Tom Wesselman's drawings are another example: his preparatory drawing from 1984, which prepares his painting 18 Year Old on the Beach or recalls his famous Great American Nudes is a magnificent essay on the intimacy of eroticism, while capturing its universal dimension.

Tom Wesselman, 18 Years Old on the Beach, 1984

Nobuyoshi Araki's photographs are spectacularly erotic imagery. These painted photographs feature nudes inspired by Japanese traditions, ancient and modern, and clearly refer to the Japanese art of Shunga, these small erotic prints.
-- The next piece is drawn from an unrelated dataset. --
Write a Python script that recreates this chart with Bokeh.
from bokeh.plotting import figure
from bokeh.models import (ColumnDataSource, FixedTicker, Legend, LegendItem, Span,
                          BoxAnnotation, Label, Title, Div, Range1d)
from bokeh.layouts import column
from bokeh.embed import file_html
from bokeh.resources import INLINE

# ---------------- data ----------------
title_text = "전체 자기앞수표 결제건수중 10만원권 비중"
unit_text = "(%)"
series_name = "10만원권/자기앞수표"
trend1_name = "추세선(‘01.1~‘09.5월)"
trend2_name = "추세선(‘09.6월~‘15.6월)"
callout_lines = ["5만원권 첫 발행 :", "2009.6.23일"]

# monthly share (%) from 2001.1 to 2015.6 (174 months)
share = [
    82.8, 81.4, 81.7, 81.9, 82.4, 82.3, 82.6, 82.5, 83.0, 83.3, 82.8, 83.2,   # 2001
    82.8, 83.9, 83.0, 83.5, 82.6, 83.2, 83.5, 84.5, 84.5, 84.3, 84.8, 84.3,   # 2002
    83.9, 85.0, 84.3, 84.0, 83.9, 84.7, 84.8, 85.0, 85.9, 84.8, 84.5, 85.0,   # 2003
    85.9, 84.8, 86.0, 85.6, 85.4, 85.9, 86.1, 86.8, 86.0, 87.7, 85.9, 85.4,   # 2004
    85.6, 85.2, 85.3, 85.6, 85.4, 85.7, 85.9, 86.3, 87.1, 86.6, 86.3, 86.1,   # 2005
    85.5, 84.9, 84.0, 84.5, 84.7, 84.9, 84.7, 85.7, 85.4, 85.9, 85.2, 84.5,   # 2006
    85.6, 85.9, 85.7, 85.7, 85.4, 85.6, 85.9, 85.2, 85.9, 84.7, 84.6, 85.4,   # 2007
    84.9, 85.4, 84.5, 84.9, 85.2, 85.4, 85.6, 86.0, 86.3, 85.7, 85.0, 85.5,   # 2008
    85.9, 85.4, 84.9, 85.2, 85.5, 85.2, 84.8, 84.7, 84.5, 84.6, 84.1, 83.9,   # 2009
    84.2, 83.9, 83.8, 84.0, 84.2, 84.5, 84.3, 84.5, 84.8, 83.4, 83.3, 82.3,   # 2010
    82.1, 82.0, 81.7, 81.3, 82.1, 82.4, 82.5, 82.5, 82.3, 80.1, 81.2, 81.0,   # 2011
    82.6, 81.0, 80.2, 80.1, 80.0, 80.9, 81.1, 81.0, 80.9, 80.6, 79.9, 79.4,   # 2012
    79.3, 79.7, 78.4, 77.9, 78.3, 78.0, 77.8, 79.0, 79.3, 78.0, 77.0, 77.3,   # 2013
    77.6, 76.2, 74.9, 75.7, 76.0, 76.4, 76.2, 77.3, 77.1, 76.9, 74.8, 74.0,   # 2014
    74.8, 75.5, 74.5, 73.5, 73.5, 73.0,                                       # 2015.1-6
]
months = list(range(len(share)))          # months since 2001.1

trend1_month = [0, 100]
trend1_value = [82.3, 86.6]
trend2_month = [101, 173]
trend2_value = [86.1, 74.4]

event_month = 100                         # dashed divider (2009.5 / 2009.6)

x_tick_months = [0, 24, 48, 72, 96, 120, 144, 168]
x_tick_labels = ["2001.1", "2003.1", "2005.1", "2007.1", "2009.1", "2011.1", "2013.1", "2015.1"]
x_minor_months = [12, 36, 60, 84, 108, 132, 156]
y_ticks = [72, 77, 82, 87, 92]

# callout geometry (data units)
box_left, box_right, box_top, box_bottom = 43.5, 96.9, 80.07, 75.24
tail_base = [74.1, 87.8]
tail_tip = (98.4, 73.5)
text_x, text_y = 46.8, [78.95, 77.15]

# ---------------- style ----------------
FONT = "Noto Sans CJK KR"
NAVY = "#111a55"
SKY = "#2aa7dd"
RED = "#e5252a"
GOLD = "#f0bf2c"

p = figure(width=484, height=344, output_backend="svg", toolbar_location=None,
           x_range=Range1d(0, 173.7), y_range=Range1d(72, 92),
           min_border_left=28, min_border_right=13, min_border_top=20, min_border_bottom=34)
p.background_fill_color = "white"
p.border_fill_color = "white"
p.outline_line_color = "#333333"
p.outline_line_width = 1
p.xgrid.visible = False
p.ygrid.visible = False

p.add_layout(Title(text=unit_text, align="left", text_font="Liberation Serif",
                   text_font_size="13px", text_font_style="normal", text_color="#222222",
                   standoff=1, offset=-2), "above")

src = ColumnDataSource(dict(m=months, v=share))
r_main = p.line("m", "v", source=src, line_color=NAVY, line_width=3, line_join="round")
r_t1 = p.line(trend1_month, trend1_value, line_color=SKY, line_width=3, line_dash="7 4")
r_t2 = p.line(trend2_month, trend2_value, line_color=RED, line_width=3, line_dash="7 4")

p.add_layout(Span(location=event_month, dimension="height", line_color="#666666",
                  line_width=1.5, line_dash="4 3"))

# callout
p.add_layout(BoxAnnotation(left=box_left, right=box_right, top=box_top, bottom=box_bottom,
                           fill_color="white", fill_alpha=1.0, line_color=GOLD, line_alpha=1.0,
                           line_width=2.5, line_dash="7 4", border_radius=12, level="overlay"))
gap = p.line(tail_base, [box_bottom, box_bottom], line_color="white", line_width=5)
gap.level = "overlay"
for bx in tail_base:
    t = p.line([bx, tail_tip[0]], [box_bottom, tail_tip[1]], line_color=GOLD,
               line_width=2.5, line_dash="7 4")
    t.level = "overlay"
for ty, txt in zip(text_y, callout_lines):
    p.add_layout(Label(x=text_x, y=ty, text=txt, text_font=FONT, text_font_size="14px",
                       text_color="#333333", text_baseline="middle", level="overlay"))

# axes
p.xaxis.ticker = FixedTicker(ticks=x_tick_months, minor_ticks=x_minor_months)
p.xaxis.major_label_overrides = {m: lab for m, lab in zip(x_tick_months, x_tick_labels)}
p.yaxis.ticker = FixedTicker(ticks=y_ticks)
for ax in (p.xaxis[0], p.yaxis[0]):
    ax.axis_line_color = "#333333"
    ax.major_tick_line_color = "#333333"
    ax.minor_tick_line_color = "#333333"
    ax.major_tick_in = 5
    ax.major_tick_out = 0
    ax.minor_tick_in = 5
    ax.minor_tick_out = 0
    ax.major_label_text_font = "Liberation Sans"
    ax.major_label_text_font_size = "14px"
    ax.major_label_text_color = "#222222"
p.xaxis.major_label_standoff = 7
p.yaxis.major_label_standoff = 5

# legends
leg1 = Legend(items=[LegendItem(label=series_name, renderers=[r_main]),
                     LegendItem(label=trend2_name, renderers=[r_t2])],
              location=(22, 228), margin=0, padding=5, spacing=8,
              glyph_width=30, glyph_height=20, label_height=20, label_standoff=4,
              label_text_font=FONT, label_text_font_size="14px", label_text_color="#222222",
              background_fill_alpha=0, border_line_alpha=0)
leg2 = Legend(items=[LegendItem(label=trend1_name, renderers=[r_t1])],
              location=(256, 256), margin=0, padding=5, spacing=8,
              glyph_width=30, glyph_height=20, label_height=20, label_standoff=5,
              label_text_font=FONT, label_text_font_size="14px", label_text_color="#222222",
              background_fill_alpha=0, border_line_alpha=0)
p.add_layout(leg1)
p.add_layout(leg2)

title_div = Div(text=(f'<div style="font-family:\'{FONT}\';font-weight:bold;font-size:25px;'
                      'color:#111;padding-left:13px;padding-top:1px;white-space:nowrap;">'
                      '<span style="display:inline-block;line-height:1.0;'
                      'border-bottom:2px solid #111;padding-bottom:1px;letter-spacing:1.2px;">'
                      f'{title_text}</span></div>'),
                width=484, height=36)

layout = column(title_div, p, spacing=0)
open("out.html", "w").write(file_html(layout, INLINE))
The images of women in kimonos, just revealing their private parts, are a modern reinterpretation of those Shunga which show a certain shyness of the models, and also evoke the idea of ​​secrecy, of what is hidden and can be imagined.
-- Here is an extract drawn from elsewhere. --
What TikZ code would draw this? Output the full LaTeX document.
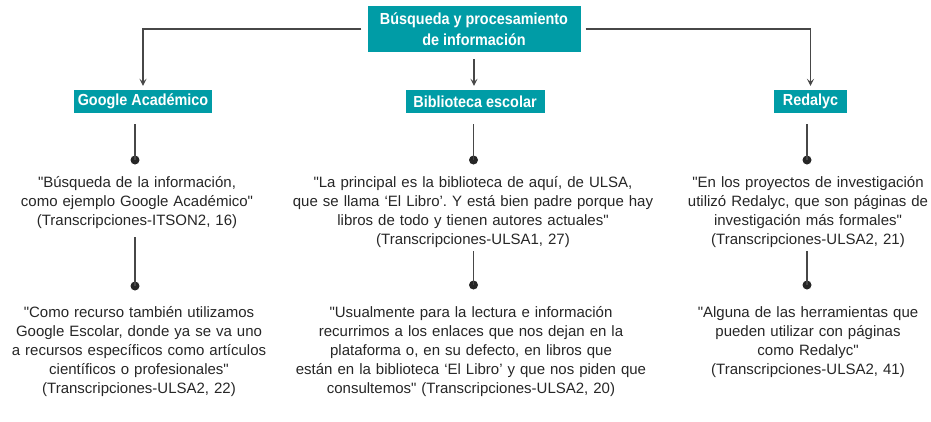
\documentclass[tikz,border=0pt]{standalone}
\usepackage{fontspec}
\setmainfont{Liberation Sans}[Ligatures=TeXOff]
\newfontfamily\headfont[FakeStretch=0.9]{Liberation Sans}
\usetikzlibrary{arrows.meta,positioning}
\frenchspacing

\begin{document}
\begin{tikzpicture}[x=1pt, y=-1pt,
    headbox/.style={fill=boxteal, text=white, font=\headfont\bfseries\fontsize{16}{20.5}\selectfont,
                    inner sep=0pt, minimum height=23pt, align=center},
    quote/.style={anchor=base, inner sep=0pt, text width=420pt, align=center, text=black!85,
                  font=\fontsize{15}{19}\selectfont},
    dot/.style={circle, fill=black!85, inner sep=0pt, minimum size=9pt},
    link/.style={line width=1.3pt, draw=black!72},
    arr/.style={link, -{Stealth[length=7pt, width=7pt, inset=3pt]}}]

            % Define colors
            \definecolor{boxteal}{RGB}{0,156,166}

            % Frame
            \useasboundingbox (0,0) rectangle (931,421);

            % Top box
            \node[headbox, minimum width=213pt, minimum height=46pt] (top) at (474,29)
                {Búsqueda y procesamiento\\de información};

            % Sources
            \node[headbox, minimum width=138pt] (ga) at (143,101.5) {Google Académico};
            \node[headbox, minimum width=139pt] (bib) at (475,101.5) {Biblioteca escolar};
            \node[headbox, minimum width=73pt] (red) at (810.5,101.5) {Redalyc};

            % Arrows from top box
            \draw[arr, shorten <=6pt, shorten >=4pt] (top.west) -| (ga.north);
            \draw[arr, shorten <=7pt, shorten >=4pt] (top.south) -- (top.south |- bib.north);
            \draw[arr, shorten <=5pt, shorten >=4pt] (top.east) -| (red.north);

            % Dots
            \node[dot] (ga1) at (135,160) {};
            \node[dot] (ga2) at (135,286) {};
            \node[dot] (bib1) at (473.5,160) {};
            \node[dot] (bib2) at (473.5,285) {};
            \node[dot] (red1) at (807,160) {};
            \node[dot] (red2) at (807,285) {};

            % Quotes
            \node[quote] (gaq1) at (137,187.5)
                {"Búsqueda de la información,\\como ejemplo Google Académico"\\(Transcripciones-ITSON2, 16)};
            \node[quote] (gaq2) at (139,317)
                {"Como recurso también utilizamos\\Google Escolar, donde ya se va uno\\a recursos específicos como artículos\\científicos o profesionales"\\(Transcripciones-ULSA2, 22)};
            \node[quote] (bibq1) at (473,187.5)
                {"La principal es la biblioteca de aquí, de ULSA,\\que se llama ‘El Libro’. Y está bien padre porque hay\\libros de todo y tienen autores actuales"\\(Transcripciones-ULSA1, 27)};
            \node[quote] (bibq2) at (471,317)
                {"Usualmente para la lectura e información\\recurrimos a los enlaces que nos dejan en la\\plataforma o, en su defecto, en libros que\\están en la biblioteca ‘El Libro’ y que nos piden que\\consultemos" (Transcripciones-ULSA2, 20)};
            \node[quote] (redq1) at (808,187.5)
                {"En los proyectos de investigación\\utilizó Redalyc, que son páginas de\\investigación más formales"\\(Transcripciones-ULSA2, 21)};
            \node[quote] (redq2) at (808,317)
                {"Alguna de las herramientas que\\pueden utilizar con páginas\\como Redalyc"\\(Transcripciones-ULSA2, 41)};

            % Lines to dots
            \draw[link, shorten >=11pt] (ga1.center) -- (ga1 |- ga.south);
            \draw[link, shorten >=11pt] (bib1.center) -- (bib1 |- bib.south);
            \draw[link, shorten >=11pt] (red1.center) -- (red1 |- red.south);
            \draw[link, shorten >=8pt] (ga2.center) -- (ga2 |- gaq1.south);
            \draw[link, shorten >=3pt] (bib2.center) -- (bib2 |- bibq1.south);
            \draw[link, shorten >=3pt] (red2.center) -- (red2 |- redq1.south);

\end{tikzpicture}
\end{document}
Nobuyoshi Araki, Marvelous Tales of Black Ink (Bokuj ū Kitan) 068, 2007

Nobuyoshi Araki, Tokyo Comedy, 1997

I also immediately think of Ed Ruscha, who is extremely interested in the idea of ​​eroticism and desire, but in its conceptual forms. His 2013 canvas Desire is a linguistic and visual system that mixes clear, clinical, white lettering and a grandiose atmospheric landscape. It's a more subtle way of portraying eroticism.

The collaborative drawings of pascALEjandro (Jodorowsky and his wife Pascale Montando) are also a magnificent example of artistic communion, over several years. Alejandro draws, Pascale puts color. Their work evolves between fantasy, humor, spirituality and mysticism. To me, they represent desire and eroticism as a form of religion.

Ed Ruscha, DESIRE, 2013

pascALEjandro, Réveillant le Golem, 2017

The C. : Could you give us your definition of eros?
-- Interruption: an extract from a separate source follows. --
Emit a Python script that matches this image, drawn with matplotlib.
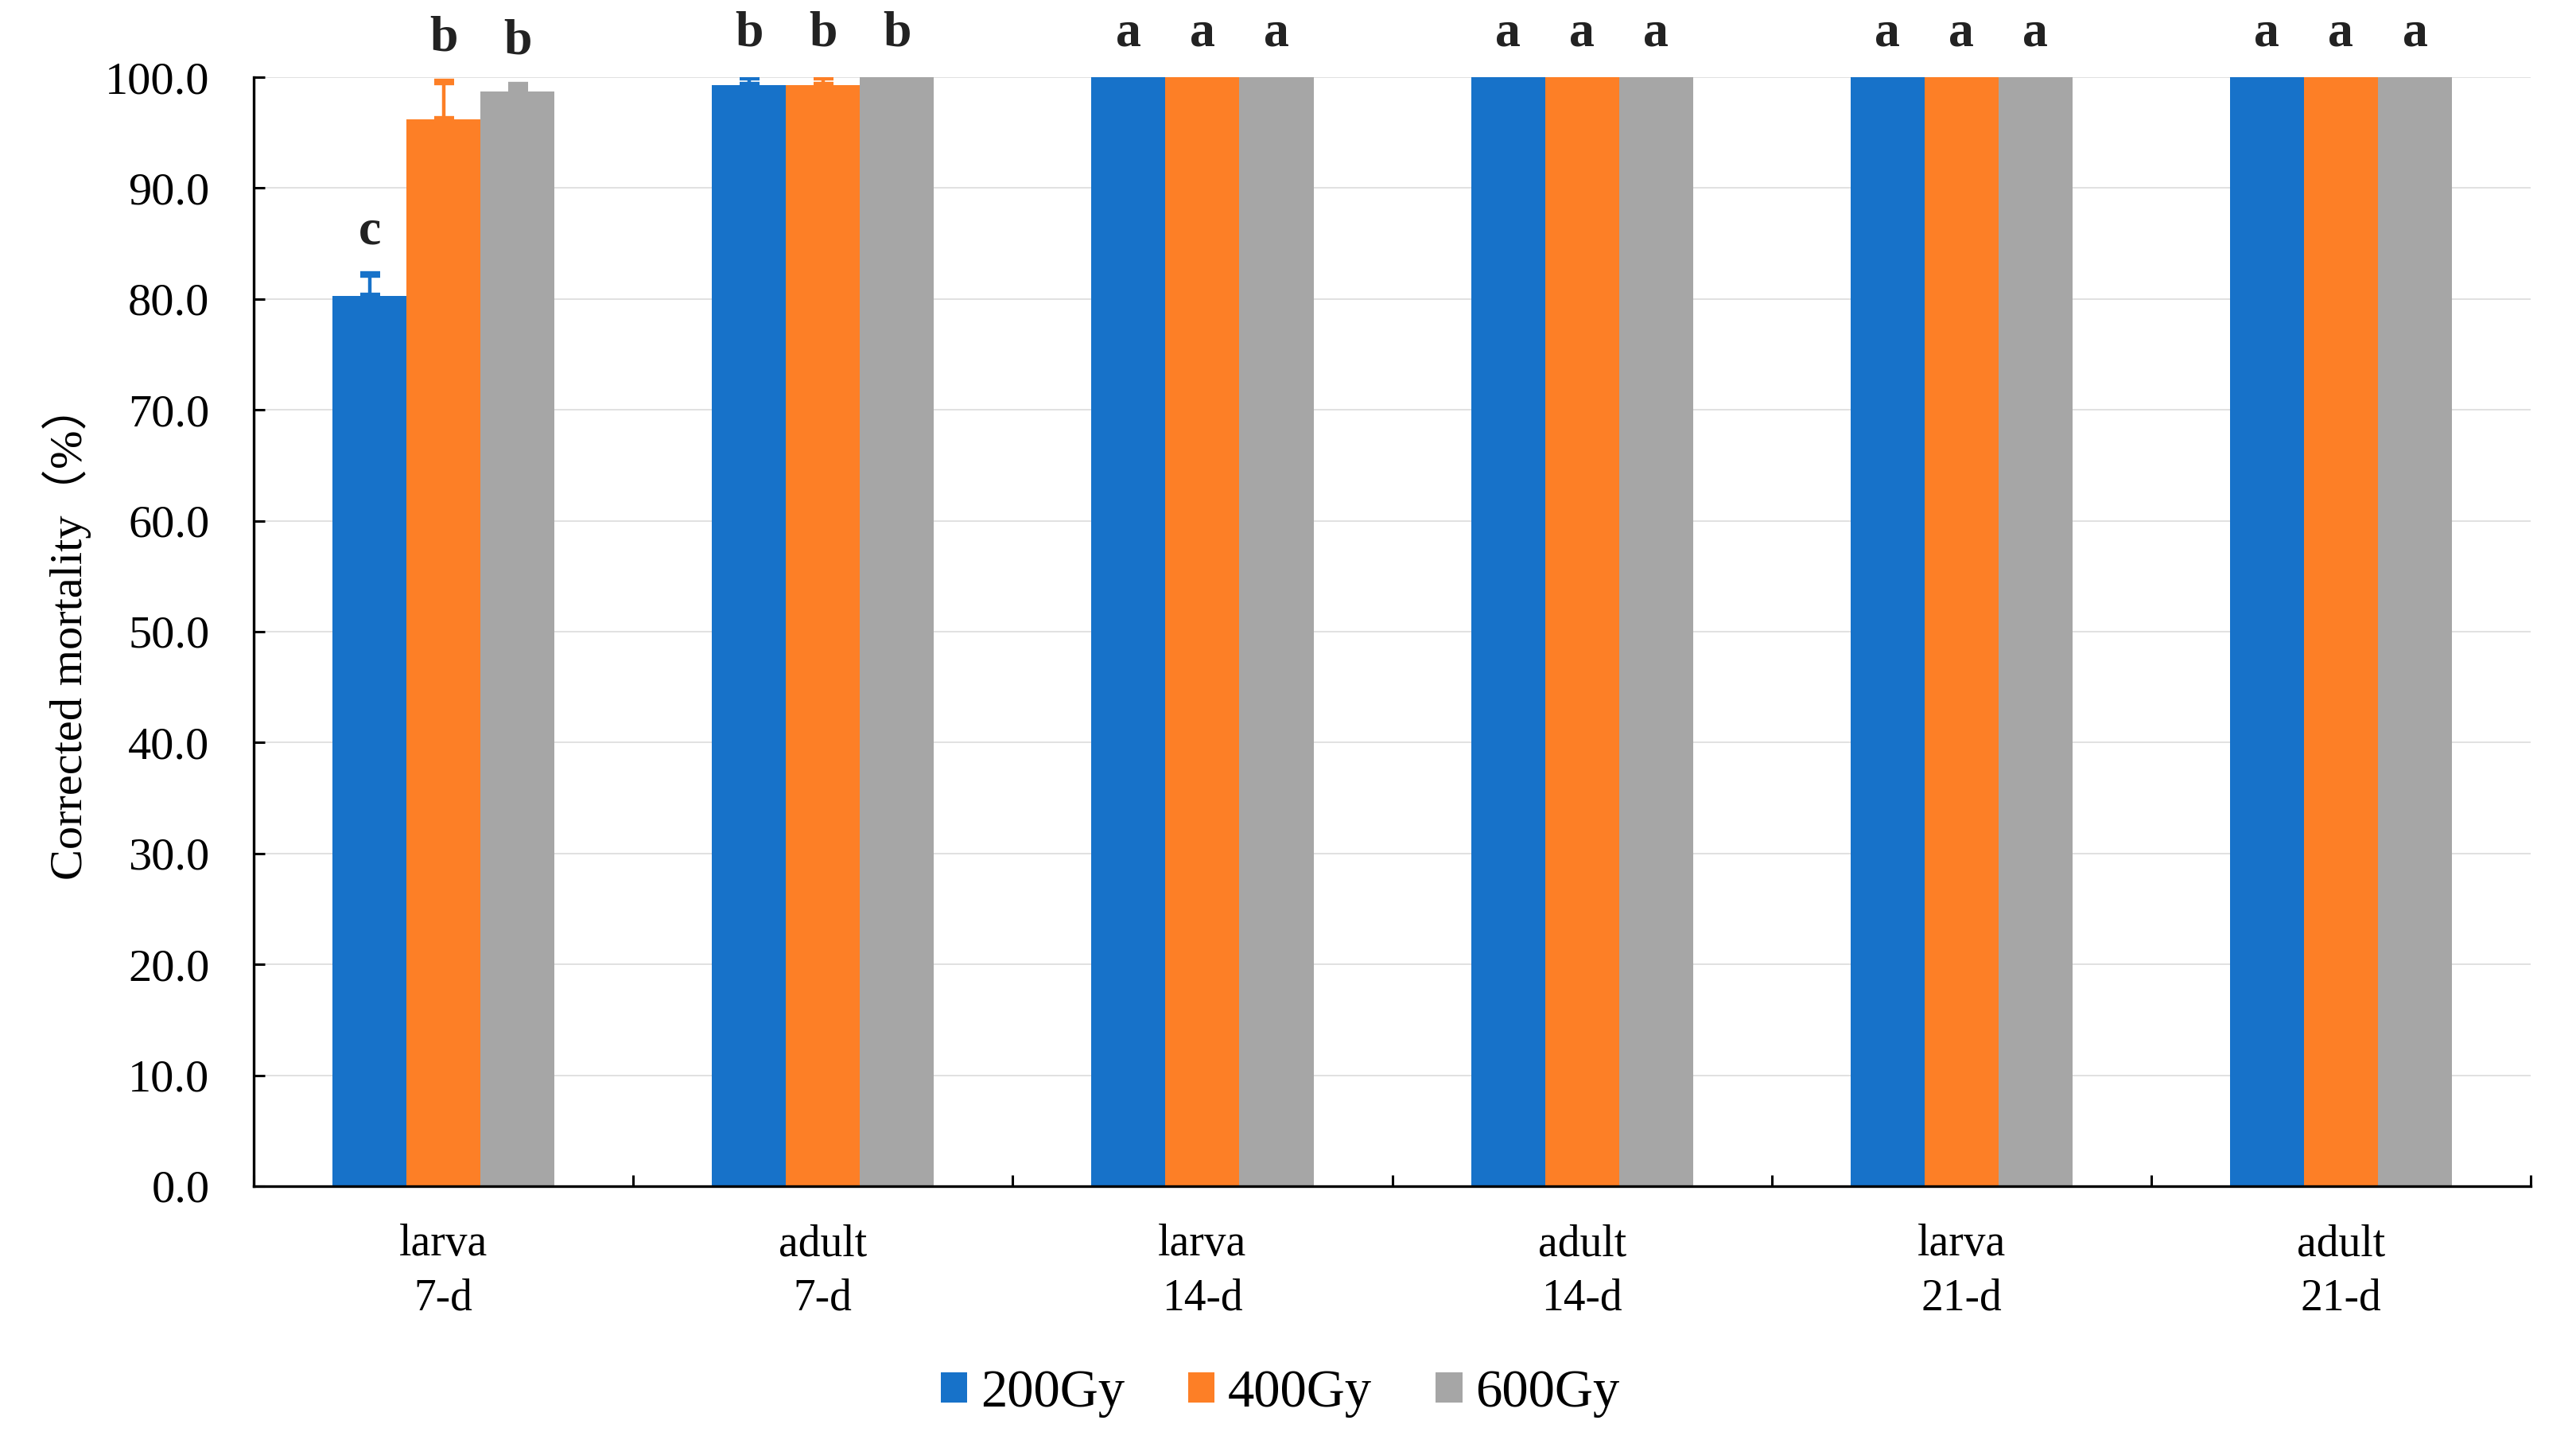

Diana W. Picasso : In my opinion, there is no single definition of eros, like the millions of artistic representations of the concept, there are millions of conceptions, both unique and universal. This makes eroticism the most accessible, and the most difficult subject in art. Eros is made up of opposing and complementary notions: form and feeling, body and spirit, intellect and emotion ... Love, pleasure, humor, anxiety, terror, discomfort are also aspects of eros, in a way.

In 2015, I curated an exhibition called 'Desire' in which I was able to explore representations of sexuality through the history of art, and reflect on how society and cultural values ​​of different civilizations influence the view of eroticism.

Marilyn Minter, Haze, 2016

Jenny Saville, Odalisque, 2012–14

As the representations around desire evolve, the borders are crossed, and bring to light new artistic fantasies, an unprecedented imagery. Eros reinvents itself with each generation. Nowadays, for example, the overexposure of naked bodies on the internet or on television alters the very notion of erotic representation.

The C. : Is there a book, a sentence, in particular that marked you on the subject?

Diana W. Picasso : A phrase from my grandfather, which is also the title of my book (Prestel and Assouline, 2005): "Art can only be erotic". This quote shows that Picasso made no distinction between art and sexuality, and illustrates his way of transforming his erotic desire into creative energy.

The C. :what could be for you the obscure object of desire, the one who troubles you?

Diana W. Picasso : I am confused when an apparently non-confusing object disturbs me.